Supersize those Saudis

Re “The House of Saud” (SN&R Editorial, November 8)

Much of what you wrote in your editorial on the Saudis is true, yet it nonetheless left a distorted image. As one who lived in Saudi Arabia for 17 years (married to a Saudi), I must say that you left some things out.

You made it sound as if the Saudis are a pro-terrorist nation. They are not. They are, in general, extremely nice people—just like Americans are, in general, extremely nice people. In the big cities, Jeddah in particular, Saudis appreciate and enjoy many imported Western elements. Jeddah, where I lived, had a Wendy’s, Chilis, Safeway and Albertson-look-alike supermarkets, McDonald’s, Popeye’s, Printemps (a French department store), and numerous other Western chains. In Jeddah, Saudis were generally friendly, polite and hospitable to Westerners they came into contact with.

They have their problems, and you pointed out what these are. Power is basically divided between the enormous Bedouin ruling family, the House of Saud (which loves travel in the West and Western goods), and rather ignorant—thus narrow minded—desert tribes that are nonetheless powerful. The Saudis must have their support to continue ruling, so they play both ropes (the Western-looking, and the tribal fundamentalists), and have tangled up their society by so doing.

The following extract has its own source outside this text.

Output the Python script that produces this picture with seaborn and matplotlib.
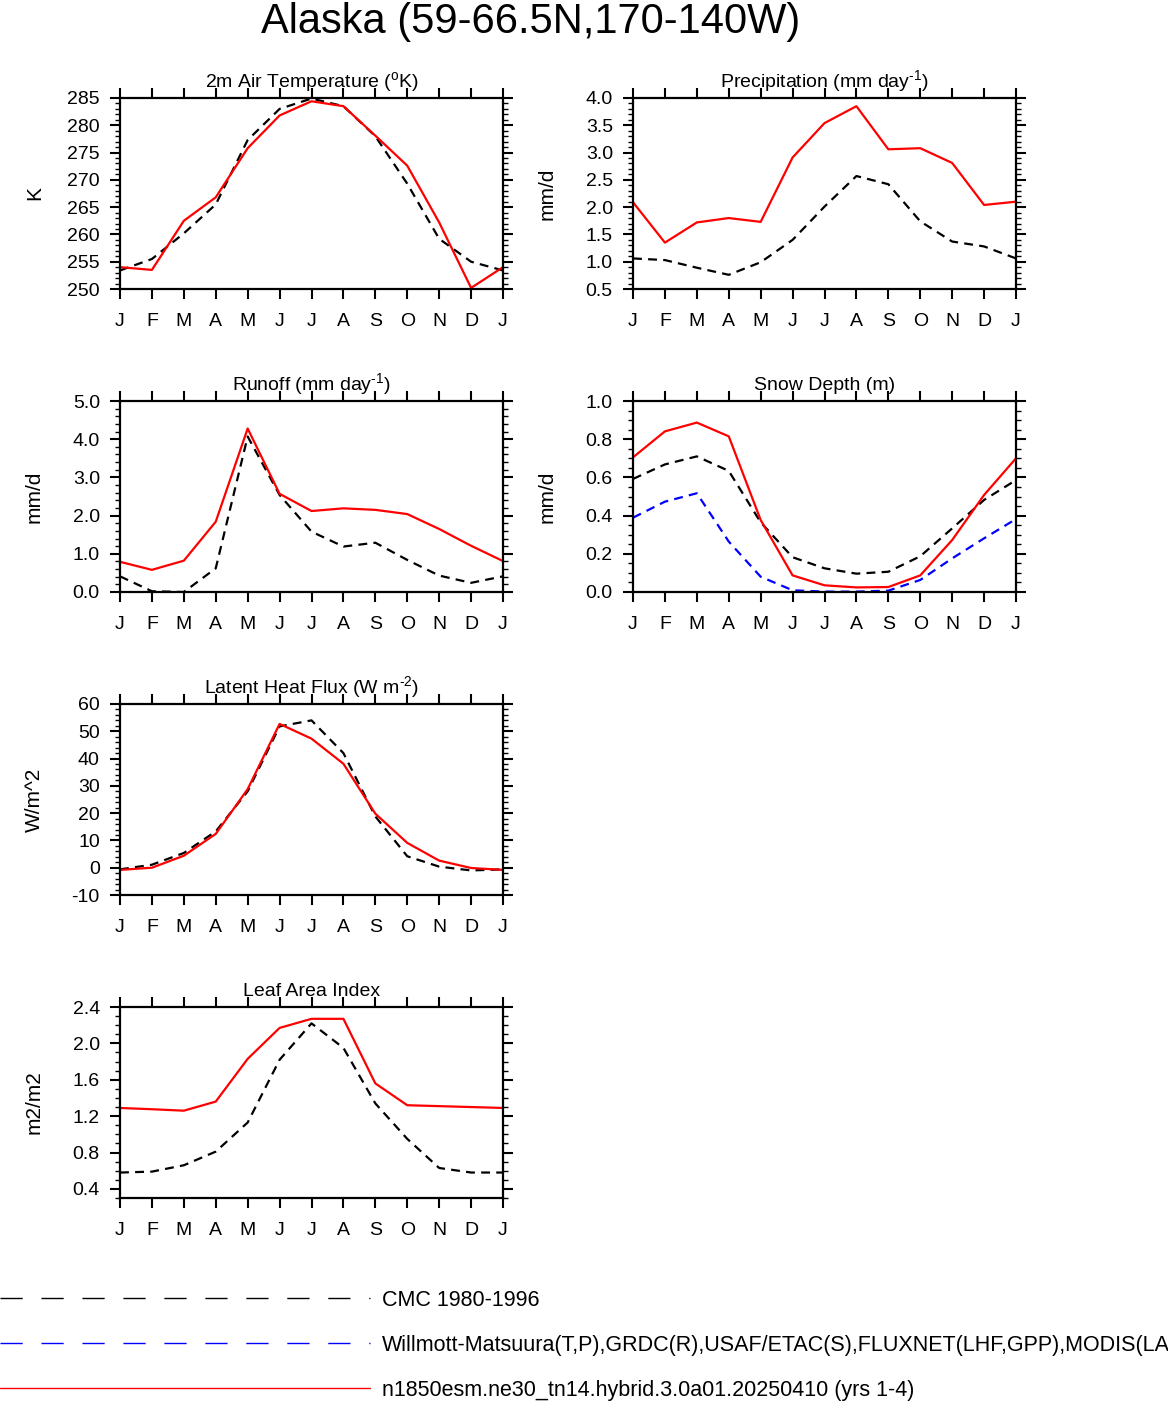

It is very sad and worrisome. However, people reading your editorial will think that Saudis like terrorism. The people I met in Jeddah, and from Riyadh and Mecca, were kind, peaceful and humanitarian. They are very compassionate towards children. I have met many dynamic Saudi women who run their own businesses (Jeddah is rumored to have more potent female investors than male). I am not saying that all is as it should be—by no means. Women do not have the rights Islam gives them, and many men do take serious and unfair advantage of that fact. But many others do not. I am simply speaking up for all the kind and wonderful Saudi people who do not know what you wrote, and would be troubled to think that they are being depicted as lovers of terrorism.